Starting today, Haylene Grogan will lead the newly created Aboriginal and Torres Strait Islander Health Division, which will drive efforts to improve health equity and outcomes for First Nation Queenslanders.
Deputy Premier, Treasurer and Minister for Aboriginal and Torres Strait Islander Partnerships Jackie Trad today welcomed Ms Grogan to the role.
“This is an historic occasion because Queensland has never before had a Chief Aboriginal and Torres Strait Islander Health Officer,” Ms Trad said.
“This role will lead the development and delivery of Queensland Health’s Aboriginal and Torres Strait Islander policies and programs – making real changes to close the health gap.
“I congratulate Haylene on her appointment. She is an accomplished leader and a passionate advocate with a wealth of experience in the health sector.”
Minister for Health and Ambulance Services Steven Miles said the role would also be a champion for Queensland’s Aboriginal and Torres Strait Islander health workforce.
“The new Chief Aboriginal and Torres Strait Islander Health Officer will hit the ground running, embarking on a state-wide tour to get a firm grasp of the issues facing First Nation Queenslanders,” Mr Miles said.
“I look forward to working with her and the new health division to improve health equity and outcomes for First Nation Queenslanders.”
The Queensland Government greeted Ms Grogan with a traditional Welcome to Country, a smoking ceremony and performance by the Mabuyag Dance Group.
A proud Kuku Yalanji and Tagalaka woman, Ms Grogan began her health career with the community-controlled Wuchopperen Health Service in Cairns in 1982.
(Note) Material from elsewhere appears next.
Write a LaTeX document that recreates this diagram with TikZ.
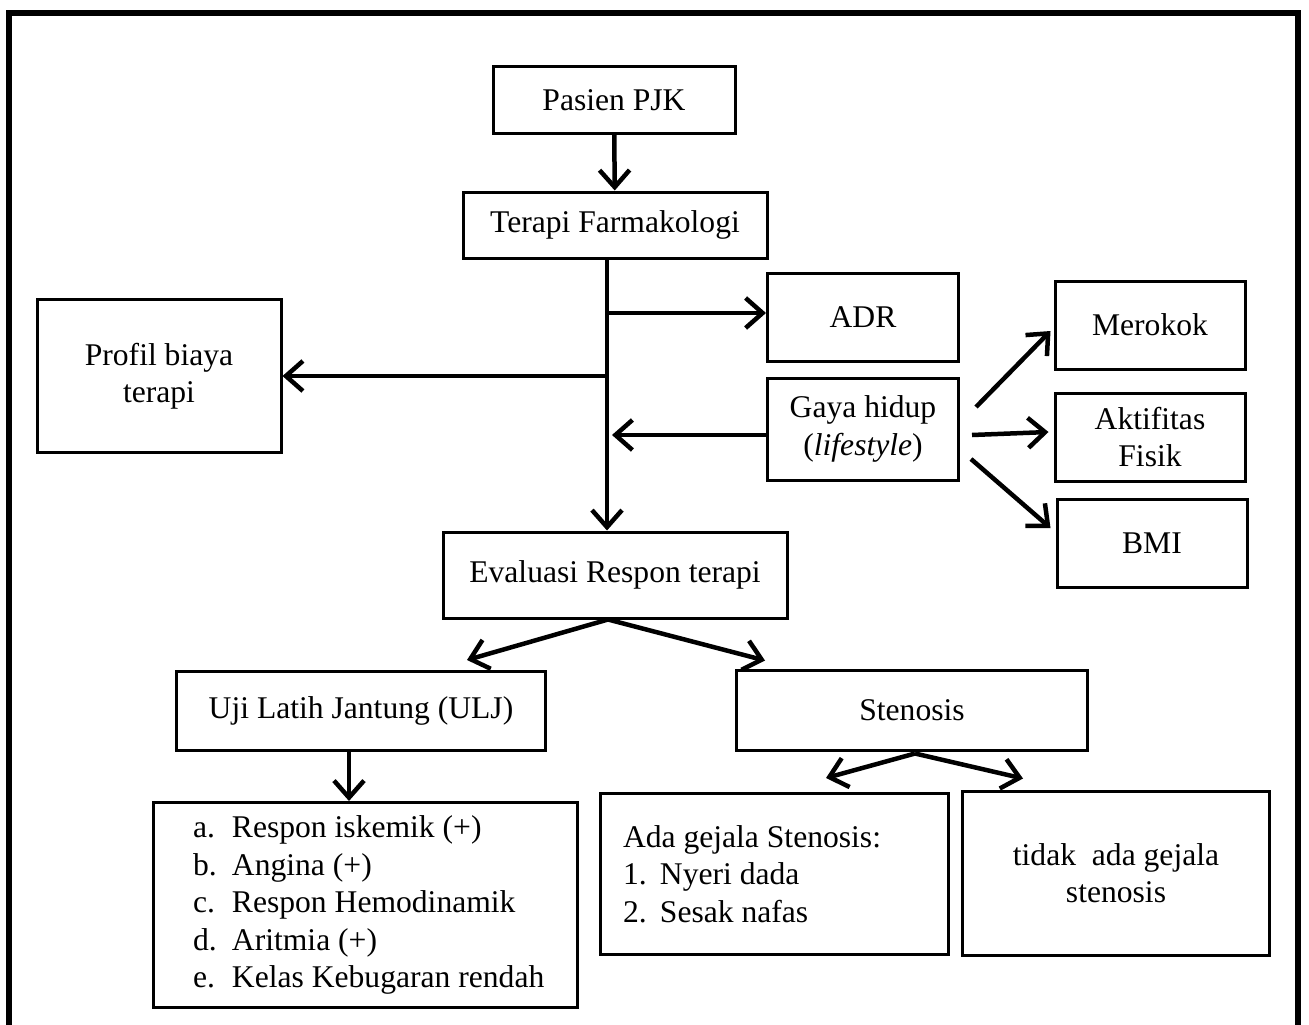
\documentclass[tikz,border=0pt]{standalone}
\usepackage{fontspec}
\setmainfont{Liberation Serif}
\usetikzlibrary{positioning,arrows.meta,calc}

\begin{document}
\begin{tikzpicture}[
  x=1pt, y=-1pt,
  font=\fontsize{31.6}{37.5}\selectfont,
  box/.style={draw, line width=3pt, align=center, inner sep=0pt,
              minimum width=#1},
  listbox/.style={draw, line width=3pt, align=flush left, inner ysep=0pt},
  arr/.style={-{Straight Barb[length=17pt, width=30pt]}, line width=4.5pt},
]
\useasboundingbox (0,0) rectangle (1309,1025);

% ---------- Bingkai ----------
\draw[line width=6pt] (9,1040) -- (9,13) -- (1298,13) -- (1298,1040);

% ---------- Alur utama ----------
\node[box=242pt, minimum height=66pt] (pasien) at (614,100) {Pasien PJK};
\node[box=304pt, minimum height=66pt] (terapi) at (615,225) {Terapi Farmakologi};
\node[box=191pt, minimum height=88pt] (adr) at (863,317) {ADR};
\node[box=191pt, minimum height=102pt] (gaya) at (863,429) {Gaya hidup\\(\textit{lifestyle})};
\node[box=244pt, minimum height=153pt] (profil) at (159,376) {Profil biaya\\terapi};
\node[box=344pt, minimum height=86pt] (evaluasi) at (615,575) {Evaluasi Respon terapi};
\coordinate (trunk) at (607,0);

% ---------- Gaya hidup ----------
\node[box=190pt, minimum height=88pt] (merokok) at (1150,325) {Merokok};
\node[box=190pt, minimum height=88pt] (aktif) at (1150,437) {Aktifitas\\Fisik};
\node[box=190pt, minimum height=88pt] (bmi) at (1152,543) {BMI};

% ---------- Evaluasi ----------
\node[box=369pt, minimum height=79pt] (uji) at (361,711) {Uji Latih Jantung (ULJ)};
\node[box=351pt, minimum height=80pt] (stenosis) at (912,710) {Stenosis};
\node[listbox, text width=384pt, inner xsep=20pt, minimum height=205pt] (ujilist) at (365,905) {
  \hspace*{20pt}\makebox[39pt][l]{a.}Respon iskemik (+)\\
  \hspace*{20pt}\makebox[39pt][l]{b.}Angina (+)\\
  \hspace*{20pt}\makebox[39pt][l]{c.}Respon Hemodinamik\\
  \hspace*{20pt}\makebox[39pt][l]{d.}Aritmia (+)\\
  \hspace*{20pt}\makebox[39pt][l]{e.}Kelas Kebugaran rendah};
\node[listbox, text width=302pt, inner xsep=23pt, minimum height=161pt] (ada) at (774,874) {
  Ada gejala Stenosis:\\
  \makebox[37pt][l]{1.}Nyeri dada\\
  \makebox[37pt][l]{2.}Sesak nafas};
\node[box=307pt, minimum height=164pt] (tidak) at (1116,873) {tidak\ \ ada gejala\\stenosis};

% ---------- Panah ----------
\draw[arr] (pasien) -- (terapi);
\draw[arr] (terapi.south -| trunk) -- (trunk |- evaluasi.north);
\draw[arr] ($(adr.west -| trunk)+(0,-4)$) -- ($(adr.west)+(0,-4)$);
\draw[arr] (profil.east -| trunk) -- (profil.east);
\draw[arr] ($(gaya.west)+(0,6)$) -- ($(gaya.west -| trunk)+(5,6)$);
\draw[arr] ($(gaya.east)+(16,-22)$) -- ($(merokok.west)+(-3,6)$);
\draw[arr] ($(gaya.east)+(12,6)$) -- ($(aktif.west)+(-5,-5)$);
\draw[arr] ($(gaya.east)+(11,30)$) -- ($(bmi.west)+(-5,-15)$);

\coordinate (fork) at ($(evaluasi.south)+(-7,0)$);
\draw[arr] (fork) -- ($(uji.north)+(106,-10)$);
\draw[arr] (fork) -- ($(stenosis.north)+(-147,-8)$);
\draw[arr] ($(uji.south)+(-12,0)$) -- ($(ujilist.north)+(-16,0)$);

\coordinate (sfork) at ($(stenosis.south)+(3,2)$);
\draw[arr] (sfork) -- ($(ada.north)+(52,-14)$);
\draw[arr] (sfork) -- ($(tidak.north)+(-93,-11)$);
\end{tikzpicture}
\end{document}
She has since held senior positions in the federal and state governments, including in Queensland Health, in roles encompassing service delivery, policy development, program implementation and project management.
“To say I’m honoured to become Queensland’s first Chief Aboriginal and Torres Strait Islander Health Officer is an understatement,” Ms Grogan said.
“This is a wonderful opportunity and privilege for me to apply my skills and experience to make a positive impact on Queensland’s Aboriginal and Torres Strait Islander health sector with the Queensland Aboriginal and Torres Strait Islander community and the broader health sector in Queensland.
“My first priority, in the initial months, will be to visit communities across the state to speak with local residents, health staff and other key stakeholders to understand the most urgent issues facing Aboriginal and Torres Strait people.
“Although I already have a strong knowledge of Aboriginal and Torres Strait Islander health issues, I want to make sure I hear from the people who rely on our services and my colleagues on the frontline who deliver health care.”
Ms Grogan has held senior roles in representative bodies including the: National Aboriginal and Torres Strait Islander Health Officials; National Aboriginal and Torres Strait Islander Health Equality Council; Public Service Commissioner’s Indigenous Reference Group; and Queensland Health Training Advisory Council to the Minister.
She also comes with experience across the public sector in Aboriginal policy reforms relating to economic prosperity, procurement, planning, land, cultural heritage, and languages.